Matt Wolf, Smalltown Boys, Excerpt
Films and actions like Wolf’s, or the well known out-of-time activist actions of Sharon Hayes, lead me to wonder how re-performance might participate in renewing activist outrage around issues – like HIV/AIDS – too easily and erroneously thought of as being in the past. At play, when actions are performed, just may be the sensual apprehension of our own situated-ness within historical pursuits of justice that stretch, or drag, into the present day.

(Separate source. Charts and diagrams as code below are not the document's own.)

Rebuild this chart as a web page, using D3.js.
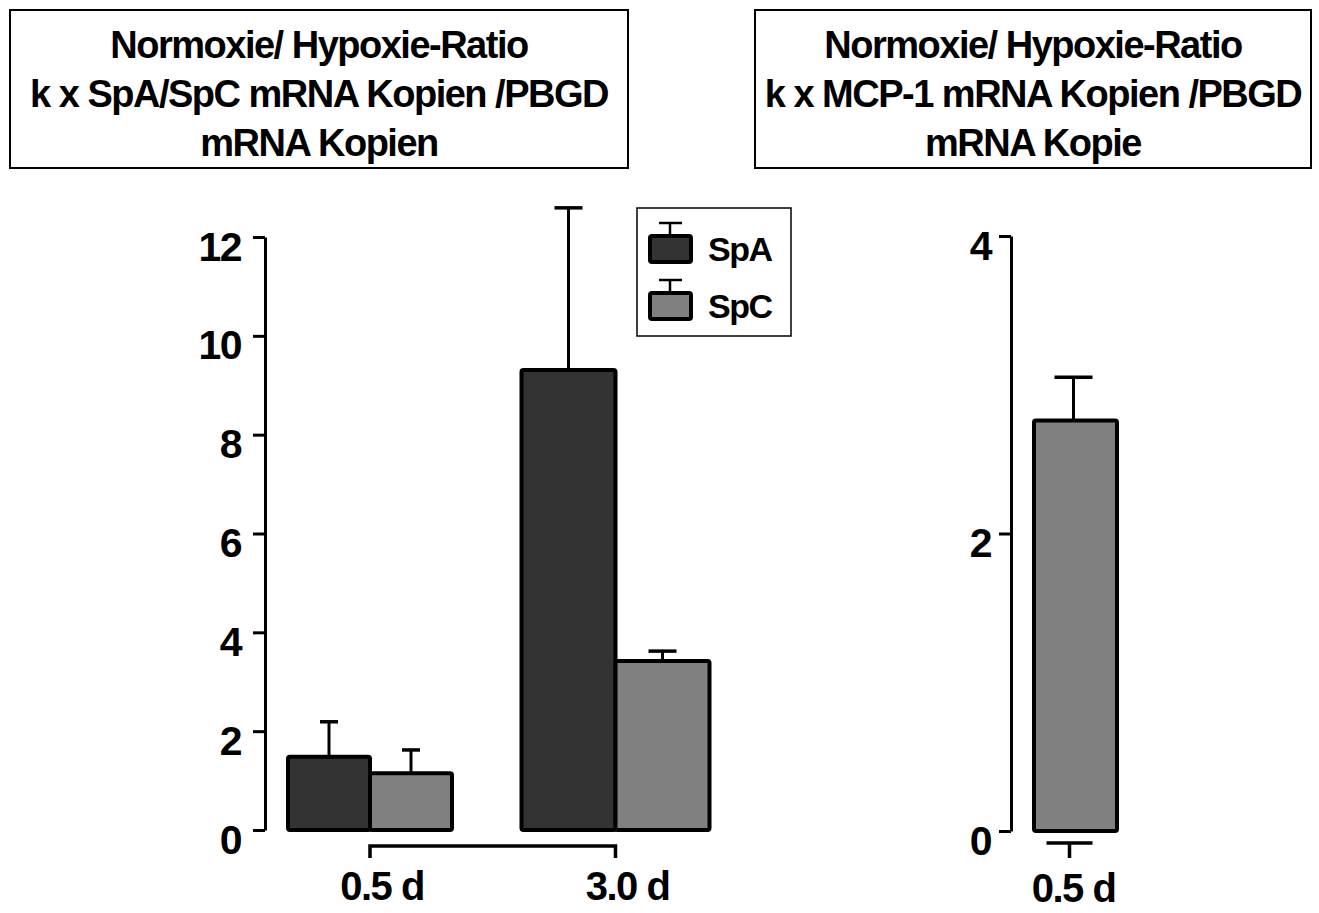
<!DOCTYPE html>
<html>
<head>
<meta charset="utf-8">
<script src="https://cdn.jsdelivr.net/npm/d3@7"></script>
<style>
  html, body { margin: 0; padding: 0; background: #fff; }
  svg { display: block; }
  text { font-family: "Liberation Sans", Arial, sans-serif; font-weight: bold; fill: #000; }
</style>
</head>
<body>
<svg id="chart" width="1319" height="913"></svg>
<script>
// ---- Data: surfactant protein ratios (left panel) ----
const groups = ["0.5 d", "3.0 d"];
const series = ["SpA", "SpC"];
const spaMean = [1.48, 9.31];
const spaErr  = [0.71, 3.28];
const spcMean = [1.15, 3.42];
const spcErr  = [0.47, 0.20];
const leftTicks = [0, 2, 4, 6, 8, 10, 12];

// ---- Data: MCP-1 ratio (right panel) ----
const mcpGroups = ["0.5 d"];
const mcpMean = [2.76];
const mcpErr  = [0.29];
const rightTicks = [0, 2, 4];

const leftTitle  = ["Normoxie/ Hypoxie-Ratio", "k x SpA/SpC mRNA Kopien /PBGD", "mRNA Kopien"];
const rightTitle = ["Normoxie/ Hypoxie-Ratio", "k x MCP-1 mRNA Kopien /PBGD", "mRNA Kopie"];

const fills = { SpA: "#333333", SpC: "#808080" };

const svg = d3.select("#chart");

// ---- Title boxes ----
function titleBox(x0, x1, lines) {
  svg.append("rect")
    .attr("x", x0).attr("y", 10).attr("width", x1 - x0).attr("height", 158)
    .attr("fill", "none").attr("stroke", "#000").attr("stroke-width", 2);
  svg.append("g").selectAll("text").data(lines).join("text")
    .attr("x", (x0 + x1) / 2)
    .attr("y", (d, i) => 58 + i * 49)
    .attr("text-anchor", "middle")
    .attr("font-size", 38)
    .attr("letter-spacing", -1.5)
    .text(d => d);
}
titleBox(10, 628, leftTitle);
titleBox(755, 1311, rightTitle);

// ---- Shared helpers ----
const tickLen = 12;
function yAxis(scale, ticks, x, labelX) {
  const g = svg.append("g").attr("transform", `translate(${x},0)`)
    .call(d3.axisLeft(scale).tickValues(ticks).tickFormat(d3.format("d"))
      .tickSize(tickLen).tickSizeOuter(0).tickPadding(x - labelX - tickLen));
  g.select(".domain").attr("stroke", "#000").attr("stroke-width", 3);
  g.selectAll(".tick line").attr("stroke", "#000").attr("stroke-width", 3);
  g.selectAll(".tick text")
    .attr("font-size", 41).attr("letter-spacing", -1.5)
    .attr("font-family", null)
    .attr("dy", 23)
    .attr("fill", "#000");
}

function errorBar(cx, yTop, yEnd, capW) {
  svg.append("line")
    .attr("x1", cx).attr("x2", cx).attr("y1", yTop).attr("y2", yEnd)
    .attr("stroke", "#000").attr("stroke-width", 3);
  svg.append("line")
    .attr("x1", cx - capW / 2).attr("x2", cx + capW / 2).attr("y1", yEnd).attr("y2", yEnd)
    .attr("stroke", "#000").attr("stroke-width", 3.5);
}

// ---- Left panel ----
const yL = d3.scaleLinear().domain([0, 12]).range([830, 237]);
const xL = d3.scalePoint().domain(groups).range([370, 615.5]);
const groupBarWidth = [82, 94];
const groupCapWidth = [18, 28];

const leftBars = [];
groups.forEach((g, i) => {
  leftBars.push({ group: g, key: "SpA", value: spaMean[i], err: spaErr[i], side: -1, w: groupBarWidth[i], cap: groupCapWidth[i] });
  leftBars.push({ group: g, key: "SpC", value: spcMean[i], err: spcErr[i], side: 1, w: groupBarWidth[i], cap: groupCapWidth[i] });
});

leftBars.forEach(d => {
  const cx = xL(d.group);
  const x0 = d.side < 0 ? cx - d.w : cx;
  errorBar(x0 + d.w / 2, yL(d.value), yL(d.value + d.err), d.cap);
});
svg.append("g").selectAll("rect").data(leftBars).join("rect")
  .attr("x", d => d.side < 0 ? xL(d.group) - d.w : xL(d.group))
  .attr("y", d => yL(d.value))
  .attr("width", d => d.w)
  .attr("height", d => yL(0) - yL(d.value))
  .attr("rx", 2)
  .attr("fill", d => fills[d.key])
  .attr("stroke", "#000").attr("stroke-width", 4);

yAxis(yL, leftTicks, 265, 241);

// x axis bracket between group positions
const axisY = 846;
svg.append("path")
  .attr("d", `M${xL(groups[0])},${axisY + 12}V${axisY}H${xL(groups[1])}V${axisY + 12}`)
  .attr("fill", "none").attr("stroke", "#000").attr("stroke-width", 3.5);
svg.append("g").selectAll("text").data(groups).join("text")
  .attr("x", d => xL(d) + 12)
  .attr("y", 900)
  .attr("text-anchor", "middle")
  .attr("font-size", 40).attr("letter-spacing", -1.5)
  .text(d => d);

// legend
const legend = svg.append("g");
legend.append("rect")
  .attr("x", 637).attr("y", 208).attr("width", 154).attr("height", 128)
  .attr("fill", "#fff").attr("stroke", "#000").attr("stroke-width", 1.5);
series.forEach((s, i) => {
  const top = 236 + i * 57;
  legend.append("line").attr("x1", 670).attr("x2", 670).attr("y1", top).attr("y2", top - 13)
    .attr("stroke", "#000").attr("stroke-width", 2.5);
  legend.append("line").attr("x1", 659).attr("x2", 682).attr("y1", top - 13).attr("y2", top - 13)
    .attr("stroke", "#000").attr("stroke-width", 2.5);
  legend.append("rect")
    .attr("x", 650).attr("y", top).attr("width", 41).attr("height", 26).attr("rx", 2)
    .attr("fill", fills[s]).attr("stroke", "#000").attr("stroke-width", 4);
  legend.append("text")
    .attr("x", 708).attr("y", top + 25)
    .attr("font-size", 34).attr("letter-spacing", -1.5)
    .text(s);
});

// ---- Right panel ----
const yR = d3.scaleLinear().domain([0, 4]).range([831, 236]);
const xR = d3.scaleBand().domain(mcpGroups).range([1034, 1117]).padding(0);

mcpGroups.forEach((g, i) => {
  errorBar(xR(g) + xR.bandwidth() / 2 - 2, yR(mcpMean[i]), yR(mcpMean[i] + mcpErr[i]), 38);
});
svg.append("g").selectAll("rect").data(mcpGroups).join("rect")
  .attr("x", d => xR(d))
  .attr("y", (d, i) => yR(mcpMean[i]))
  .attr("width", xR.bandwidth())
  .attr("height", (d, i) => yR(0) - yR(mcpMean[i]))
  .attr("rx", 2)
  .attr("fill", fills.SpC)
  .attr("stroke", "#000").attr("stroke-width", 4);

yAxis(yR, rightTicks, 1011, 991);

mcpGroups.forEach(g => {
  const cx = xR(g) + xR.bandwidth() / 2 - 6;
  svg.append("path")
    .attr("d", `M${cx - 23},843H${cx + 23}M${cx},843V858`)
    .attr("fill", "none").attr("stroke", "#000").attr("stroke-width", 3.5);
  svg.append("text")
    .attr("x", cx + 4).attr("y", 902)
    .attr("text-anchor", "middle")
    .attr("font-size", 40).attr("letter-spacing", -1.5)
    .text(g);
});
</script>
</body>
</html>
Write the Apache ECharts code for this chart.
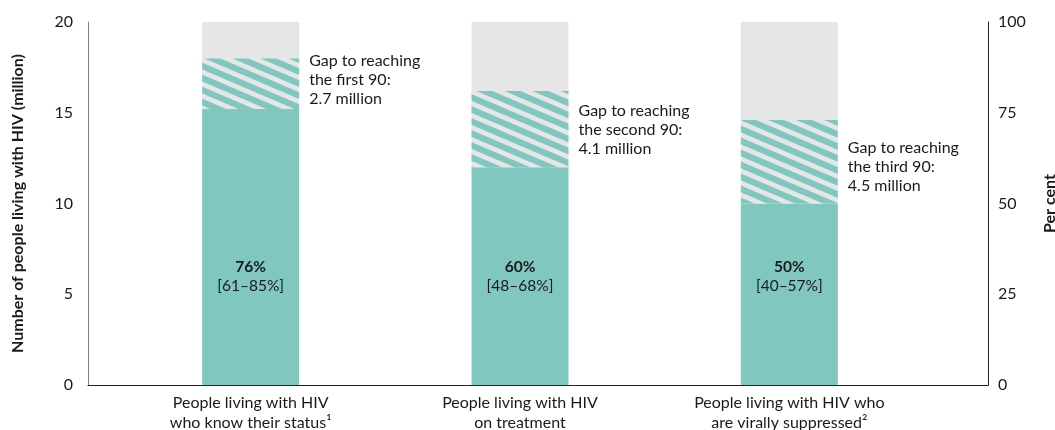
<!DOCTYPE html>
<html>
<head>
<meta charset="utf-8">
<script src="https://cdn.jsdelivr.net/npm/echarts@6/dist/echarts.min.js"></script>
<style>
html,body{margin:0;padding:0;background:#fff;}
#chart{width:1055px;height:430px;}
</style>
</head>
<body>
<div id="chart"></div>
<script>
// ---- Data ----
const categories = [
  "People living with HIV\nwho know their status\u00B9",
  "People living with HIV\non treatment",
  "People living with HIV who\nare virally suppressed\u00B2"
];
const reached = [15.2, 12.0, 10.0];      // millions (solid teal)
const gap = [2.8, 4.2, 4.6];             // millions (hatched)
const remainder = [2.0, 3.8, 5.4];       // up to 20 million (grey)
const pctValues = [76, 60, 50];
const pctRanges = ["61\u201385%", "48\u201368%", "40\u201357%"];
const gapLabels = [
  "Gap to reaching\nthe first 90:\n2.7 million",
  "Gap to reaching\nthe second 90:\n4.1 million",
  "Gap to reaching\nthe third 90:\n4.5 million"
];
const leftTicks = [0, 5, 10, 15, 20];
const rightTicks = [0, 25, 50, 75, 100];

// ---- Styles ----
const TEAL = '#80c7bf';
const GREY = '#e6e6e6';
const TEXT = '#1a1a1a';
const FONT = 'Lato';
const gapLabelOffsets = [-4, 1, 5];
const pctLabelAnchor = 6;

function makeHatch() {
  const W = 28, H = 12;
  const c = document.createElement('canvas');
  c.width = W; c.height = H;
  const ctx = c.getContext('2d');
  ctx.fillStyle = GREY;
  ctx.fillRect(0, 0, W, H);
  ctx.fillStyle = TEAL;
  const t = 6.8;
  for (let k = -3; k <= 3; k++) {
    const y0 = k * H;
    ctx.beginPath();
    ctx.moveTo(0, y0);
    ctx.lineTo(W, y0 + H);
    ctx.lineTo(W, y0 + H + t);
    ctx.lineTo(0, y0 + t);
    ctx.closePath();
    ctx.fill();
  }
  return c;
}

const chart = echarts.init(document.getElementById('chart'), null, {renderer: 'canvas'});

const option = {
  animation: false,
  backgroundColor: '#fff',
  textStyle: {fontFamily: FONT, color: TEXT},
  grid: [
    {left: 88, right: 67, top: 22, bottom: 45, containLabel: false, outerBoundsMode: 'none'},
    {left: 116, right: 131, top: 22, bottom: 45, containLabel: false, outerBoundsMode: 'none'}
  ],
  xAxis: [
    {
      gridIndex: 0, type: 'category', data: [''],
      axisLine: {show: true, lineStyle: {color: '#222', width: 1}},
      axisTick: {show: false}, axisLabel: {show: false}, splitLine: {show: false}
    },
    {
      gridIndex: 1, type: 'category', data: categories,
      axisLine: {show: false}, axisTick: {show: false},
      axisLabel: {
        interval: 0, margin: 8, fontSize: 16, lineHeight: 20,
        color: TEXT, fontFamily: FONT, align: 'center'
      }
    }
  ],
  yAxis: [
    {
      gridIndex: 0, type: 'value', position: 'left',
      min: leftTicks[0], max: leftTicks[leftTicks.length - 1], interval: 5,
      name: 'Number of people living with HIV (million)',
      nameLocation: 'middle', nameGap: 62, nameRotate: 90,
      nameTextStyle: {fontSize: 16, fontWeight: 'bold', color: TEXT, fontFamily: FONT},
      axisLine: {show: true, lineStyle: {color: '#808080', width: 1}},
      axisTick: {show: false},
      axisLabel: {fontSize: 16, color: TEXT, margin: 15, fontFamily: FONT},
      splitLine: {show: false}
    },
    {
      gridIndex: 0, type: 'value', position: 'right',
      min: rightTicks[0], max: rightTicks[rightTicks.length - 1], interval: 25,
      name: 'Per cent',
      nameLocation: 'middle', nameGap: 54, nameRotate: 90,
      nameTextStyle: {fontSize: 16, fontWeight: 'bold', color: TEXT, fontFamily: FONT},
      axisLine: {show: true, lineStyle: {color: '#222', width: 1}},
      axisTick: {show: false},
      axisLabel: {fontSize: 16, color: TEXT, margin: 10, fontFamily: FONT},
      splitLine: {show: false}
    },
    {
      gridIndex: 1, type: 'value', min: 0, max: 20, show: false
    }
  ],
  series: [
    {
      name: 'reached', type: 'bar', xAxisIndex: 1, yAxisIndex: 2, stack: 'a',
      barWidth: 97, data: reached,
      itemStyle: {color: TEAL}
    },
    {
      name: 'gap', type: 'bar', xAxisIndex: 1, yAxisIndex: 2, stack: 'a',
      barWidth: 97,
      data: gap.map((v, i) => ({
        value: v,
        label: {
          show: true, position: 'right', distance: 10,
          offset: [0, gapLabelOffsets[i]],
          formatter: gapLabels[i],
          fontSize: 16, lineHeight: 19, color: TEXT, fontFamily: FONT, align: 'left'
        }
      })),
      itemStyle: {color: {image: makeHatch(), repeat: 'repeat'}}
    },
    {
      name: 'rest', type: 'bar', xAxisIndex: 1, yAxisIndex: 2, stack: 'a',
      barWidth: 97, data: remainder,
      itemStyle: {color: GREY}
    },
    {
      name: 'pct', type: 'scatter', xAxisIndex: 1, yAxisIndex: 2,
      symbolSize: 0, silent: true,
      itemStyle: {opacity: 1},
      data: pctValues.map((v, i) => ({
        value: [i, pctLabelAnchor],
        label: {
          show: true, position: 'inside', color: TEXT,
          formatter: '{b|' + v + '%}\n{r|[' + pctRanges[i] + ']}',
          rich: {
            b: {fontSize: 15.5, fontWeight: 'bold', lineHeight: 19, color: TEXT, fontFamily: FONT, align: 'center'},
            r: {fontSize: 15.5, lineHeight: 19, color: TEXT, fontFamily: FONT, align: 'center'}
          }
        }
      }))
    }
  ]
};
chart.setOption(option);
</script>
</body>
</html>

The University of Chicago’s Smart Museum of Art is the first Chicago museum to step up to the plate and plan a continuously-screened exhibition of David Wojnarowicz’ video, “Fire in My Belly,” in January. The video was removed from the National Portrait Gallery’s exhibition Hide/Seek: Difference and Desire in American Portraiture after religious organizations and right-wing politicians decried the piece as “anti-Christian.” The video will be screened in a continuous loop from January 4 – February 6, 2011. There will also be a faculty panel discussion on the work and the debates surrounding it at a still-to-be-determined date and time in January. Also – you know the video can easily be accessed on YouTube, right? Further details on the Smart’s screening can be found below.
David Wojnarowicz: A Fire in My Belly
January 4 – February 6, 2011
The University of Chicago’s Smart Museum of Art will present David Wojnarowicz’s A Fire in My Belly, joining with institutions across the country to screen the 1987 video work, which was recently removed from the National Portrait Gallery’s exhibition Hide/Seek: Difference and Desire in American Portraiture following protests by a religious group and conservative politicians.
The silent,13-minute version of Wojnarowicz’s unfinished film will be screened from January 4 to February 6, during the first month of the University of Chicago’s winter quarter. It will be shown on a continuous loop as part of the black box video series presented within the Smart Museum’s contemporary galleries.
A faculty panel discussion about the work and debate surrounding it will take place on a January date TBD. It is organized in collaboration with the University’s art history department and Jenn Sichel, a University of Chicago graduate student who served as a research assistant for Hide/Seek and has been a leading voice in protests against the work’s censorship.
“There is no question that Wojnarowicz’s video is provocative,” said Anthony Hirschel, the Dana Feitler Director of the Smart Museum. “However, as a university art museum, the Smart is committed to providing access to important works and to fostering discussion around even the most challenging art. This presentation of A Fire in My Belly gives our audiences have the opportunity to discuss and judge its merits for themselves.”
After it was pulled from Hide/Seek, institutions and galleries around the country have organized screenings and discussions of A Fire in My Belly. A national calendar of screenings and related events is available at www.hideseek.org. Further background and a compilation of statements from museum officials and others is available on the College Art Association’s website.